Goal —
Write out only the lines from the start of the entries up to and including the line with "return 1 - y / H"; please skip the pictures.

(Source records)

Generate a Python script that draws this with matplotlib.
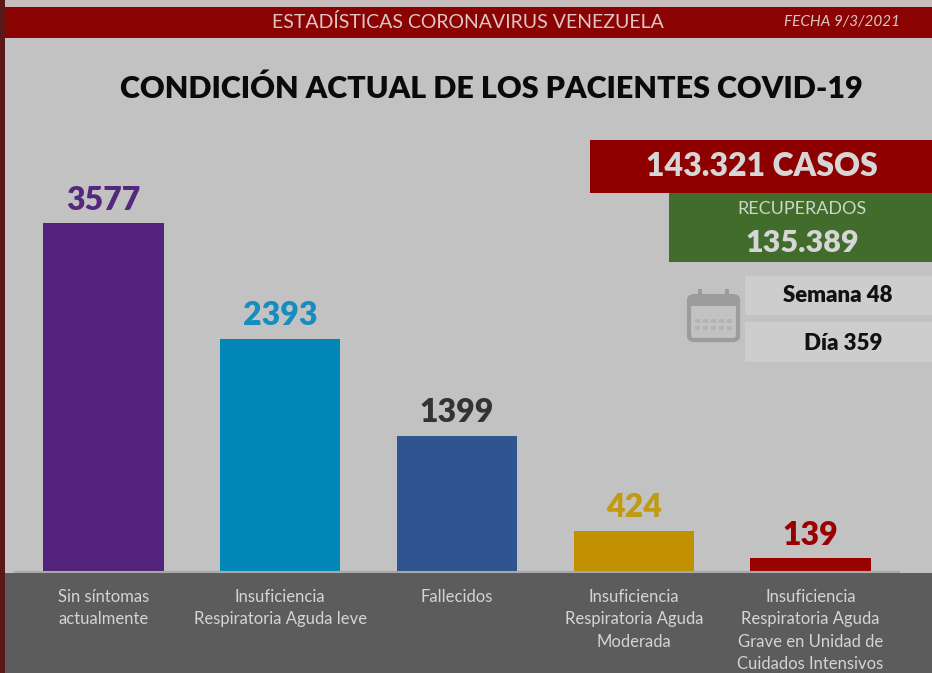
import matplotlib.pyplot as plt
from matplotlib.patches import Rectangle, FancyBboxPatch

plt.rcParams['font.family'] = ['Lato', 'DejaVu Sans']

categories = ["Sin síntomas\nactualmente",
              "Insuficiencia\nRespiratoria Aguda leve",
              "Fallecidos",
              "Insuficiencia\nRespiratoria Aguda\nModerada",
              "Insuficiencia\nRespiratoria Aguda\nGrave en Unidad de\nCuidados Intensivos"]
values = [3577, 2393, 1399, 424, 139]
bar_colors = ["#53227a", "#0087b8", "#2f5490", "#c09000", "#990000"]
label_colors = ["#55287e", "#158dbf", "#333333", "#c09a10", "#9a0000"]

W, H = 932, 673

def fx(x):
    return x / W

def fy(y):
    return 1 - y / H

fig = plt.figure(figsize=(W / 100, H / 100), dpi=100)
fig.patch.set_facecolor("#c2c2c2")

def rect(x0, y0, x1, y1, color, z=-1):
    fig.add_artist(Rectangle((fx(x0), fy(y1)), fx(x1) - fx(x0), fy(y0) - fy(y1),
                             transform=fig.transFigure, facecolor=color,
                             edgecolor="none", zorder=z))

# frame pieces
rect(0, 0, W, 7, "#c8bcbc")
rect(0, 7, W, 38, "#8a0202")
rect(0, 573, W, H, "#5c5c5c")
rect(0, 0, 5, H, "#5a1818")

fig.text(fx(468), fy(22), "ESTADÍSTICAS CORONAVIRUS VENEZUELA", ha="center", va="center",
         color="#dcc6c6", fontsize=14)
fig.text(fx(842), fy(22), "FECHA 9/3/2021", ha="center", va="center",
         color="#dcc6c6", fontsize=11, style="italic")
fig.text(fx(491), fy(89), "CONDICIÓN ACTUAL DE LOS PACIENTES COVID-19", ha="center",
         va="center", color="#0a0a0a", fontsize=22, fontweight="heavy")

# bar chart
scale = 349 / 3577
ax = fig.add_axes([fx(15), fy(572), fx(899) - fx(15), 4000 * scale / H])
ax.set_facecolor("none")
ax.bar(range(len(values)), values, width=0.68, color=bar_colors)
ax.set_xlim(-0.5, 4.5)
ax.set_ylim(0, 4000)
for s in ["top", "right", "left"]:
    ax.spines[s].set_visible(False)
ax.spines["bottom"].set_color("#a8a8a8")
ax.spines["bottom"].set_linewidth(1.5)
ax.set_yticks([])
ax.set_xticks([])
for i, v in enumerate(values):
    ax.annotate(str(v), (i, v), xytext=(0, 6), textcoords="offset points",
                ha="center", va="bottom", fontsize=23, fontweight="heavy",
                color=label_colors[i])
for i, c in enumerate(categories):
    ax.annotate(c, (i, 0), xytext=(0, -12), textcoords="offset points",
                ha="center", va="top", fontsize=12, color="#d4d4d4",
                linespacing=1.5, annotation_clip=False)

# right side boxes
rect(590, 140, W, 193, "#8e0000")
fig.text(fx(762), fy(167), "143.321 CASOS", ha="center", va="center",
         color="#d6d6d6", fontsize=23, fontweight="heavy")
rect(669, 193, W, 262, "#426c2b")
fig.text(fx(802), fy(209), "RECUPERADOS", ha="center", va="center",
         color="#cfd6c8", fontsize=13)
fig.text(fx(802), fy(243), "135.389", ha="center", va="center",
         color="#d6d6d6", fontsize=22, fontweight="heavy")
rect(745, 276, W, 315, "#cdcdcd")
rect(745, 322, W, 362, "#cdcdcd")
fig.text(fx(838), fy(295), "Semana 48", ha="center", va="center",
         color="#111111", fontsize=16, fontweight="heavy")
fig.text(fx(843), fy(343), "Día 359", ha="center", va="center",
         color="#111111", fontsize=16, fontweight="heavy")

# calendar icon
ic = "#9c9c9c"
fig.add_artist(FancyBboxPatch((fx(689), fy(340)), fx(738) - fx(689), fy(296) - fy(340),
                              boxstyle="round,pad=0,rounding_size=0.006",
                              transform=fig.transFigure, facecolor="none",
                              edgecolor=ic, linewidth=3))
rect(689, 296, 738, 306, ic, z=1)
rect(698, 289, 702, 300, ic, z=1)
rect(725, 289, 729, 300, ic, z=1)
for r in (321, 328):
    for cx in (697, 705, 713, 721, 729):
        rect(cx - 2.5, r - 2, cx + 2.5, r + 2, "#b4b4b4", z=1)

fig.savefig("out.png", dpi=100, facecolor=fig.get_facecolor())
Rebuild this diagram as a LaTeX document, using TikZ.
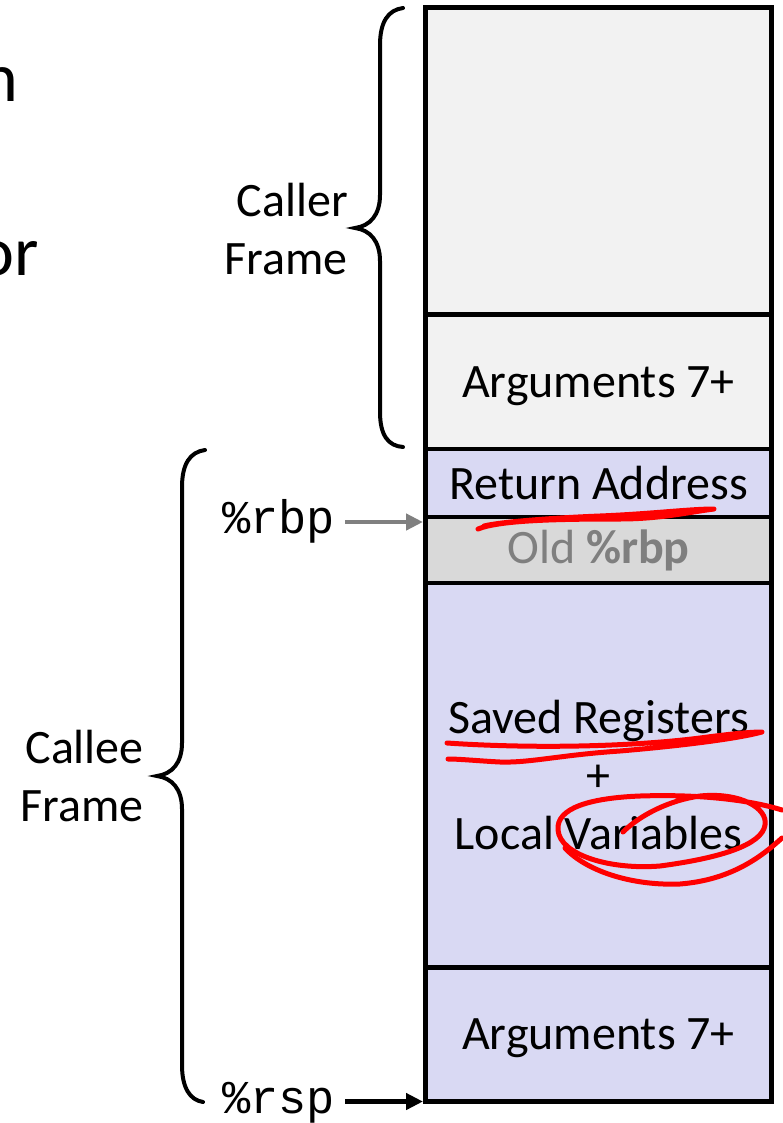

Response —
Generate a Python script that draws this with matplotlib.
import matplotlib.pyplot as plt
from matplotlib.patches import Rectangle, FancyBboxPatch

plt.rcParams['font.family'] = ['Lato', 'DejaVu Sans']

categories = ["Sin síntomas\nactualmente",
              "Insuficiencia\nRespiratoria Aguda leve",
              "Fallecidos",
              "Insuficiencia\nRespiratoria Aguda\nModerada",
              "Insuficiencia\nRespiratoria Aguda\nGrave en Unidad de\nCuidados Intensivos"]
values = [3577, 2393, 1399, 424, 139]
bar_colors = ["#53227a", "#0087b8", "#2f5490", "#c09000", "#990000"]
label_colors = ["#55287e", "#158dbf", "#333333", "#c09a10", "#9a0000"]

W, H = 932, 673

def fx(x):
    return x / W

def fy(y):
    return 1 - y / H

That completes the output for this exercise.